This is very true! In border collies a lot of people stack their dogs for the first line-up and the final line-up, but most good judges want a free-stand after finishing the movement, so that they can compare the two.


----------



## Mrhippo (Nov 28, 2011)

practicing at home up to a certain extent could be a good way.


----------



## decoratedlady08 (Mar 22, 2011)

I only took storm too a few ring craft classes as too be honest i didn't like the atmosphere there as i was new too it all and they all knew each other. Also i was stood around most of the time doing nothing and most advise was negative about the breed (rottie) and how hard it was going too be etc etc ... so i learned what i could on the internet and practiced at home. so far storm has been placed in every show he has been in so im quite happy with that..


----------



## Freyja (Jun 28, 2008)

Kelsis said:


> I agree. Both dogs are doing really well with their stack and waiting patiently etc. One dog is impeccable at trotting along and the other has just turned 2 and is a greyhound lol so does think when we move off that we should GALLOP!!!!!!
> 
> I live in a pretty rural area so rarely meet anyone on my walks and having my other half go over them doesn't really help that much because obviously they love him.
> 
> Unfortunately the only ringcraft class is on the only evening my OH works evenings so it'll be January before we can get to that once or twice!


Sorry I've only just seen this.
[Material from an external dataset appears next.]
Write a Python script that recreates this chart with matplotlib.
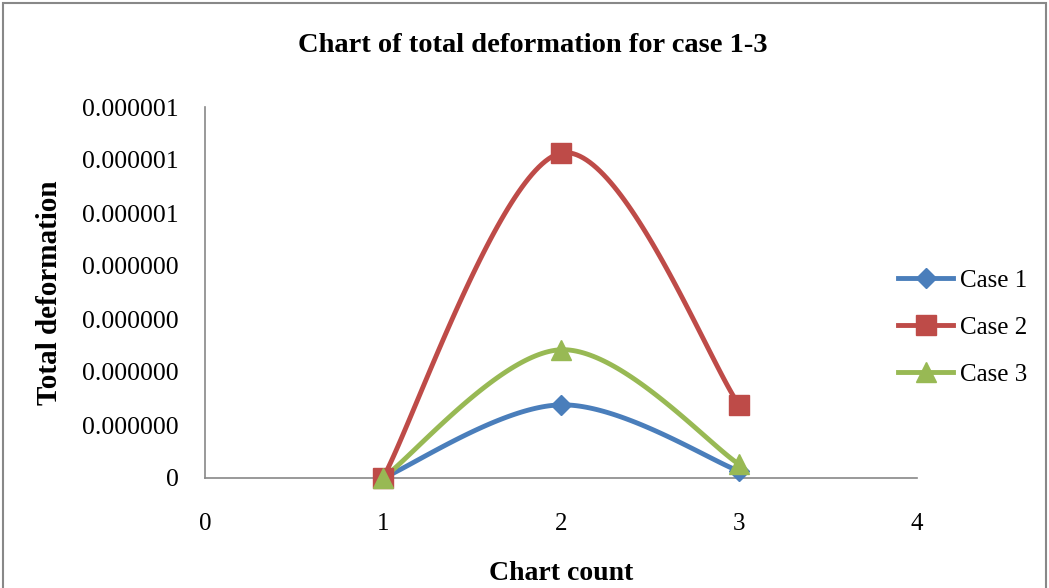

With the dog that is galloping as soon as you start running just walk but fast stride out if you can so that he only trots. If he starts to go too fast then check him tell him no and start again. The trick is to start of slowly and build the speed up.

None of my whippets are qualified but I have said about entering Button in the racing class OH says no but I may do anyway. If I do I will be there and will try to help you if you are having problems before we go in.

A tip with an ex racer that has never been to a show before is to get there early so you can find your bench and have a look round before the crowds get there. You will find as we did with Button that they will never have seen so many dogs or people before.

Usually with greyhounds you will be asked for the dogs to be moved round the ring together although with the big racing classes they may split the class for moving together. You will then stack the dog individualy for the judge to go over you will then be asked to go straight up and down, sometimes they ask for a circle sometimes for a triangle then to go all the way round to the back of the line. I don't know who the judge is sometimes if it is a foreigner judging they may do it slightly differently


----------



## Kelsis (Nov 11, 2011)

Freyja said:


> Sorry I've only just seen this. With the dog that is galloping as soon as you start running just walk but fast stride out if you can so that he only trots. If he starts to go too fast then check him tell him no and start again. The trick is to start of slowly and build the speed up.
> 
> None of my whippets are qualified but I have said about entering Button in the racing class OH says no but I may do anyway. If I do I will be there and will try to help you if you are having problems before we go in.
> 
> ...


Thanks for all the advice! 

We actually made it to two ringcraft classes with both dogs prior to Xmas and are hoping to go again next week when it starts again in the new year. We are also entering our first open show next week. It's not a class for racers, just greyhounds so EEK! My boy is in veteran and I'm undecided on entering my girl..... if I do she'll have to go in open.

Pro's of entering her: She gets to experience a bit of the show world prior to Crufts racing class,

Con's: She's still at that flighty puppyish (she's just gone 2) stage of galloping around like a loon and depending on mood not wanting to stand still, walk neatly 

BUT it's an open show so surely that is where I bring her to work out those demons and do some training work?

Incidentally, ringcraft has been great. My boy is absolutely loving it and we've gotten great complements each time we went so i'm chuffed with that. My girl on the otherhand decided on week 1 that she had never seen a wooden floor before and could NOT and would NOT walk on it.... week 2 she realised that she could pull towards the door if she got bored and gallop around in general... she also decided that if the class teachers as judges approached any other way than in front of her she should shy away! My poor little girl!!

Any advice hugely appreciated! I think we'll just enter the open show. At the end of the day she'll probably be the only greyhound bitch there as greys that show are rare here and the ones that do are Champions who are not exactly going to be in the open class of an open show (it's not a hound club show even).


----------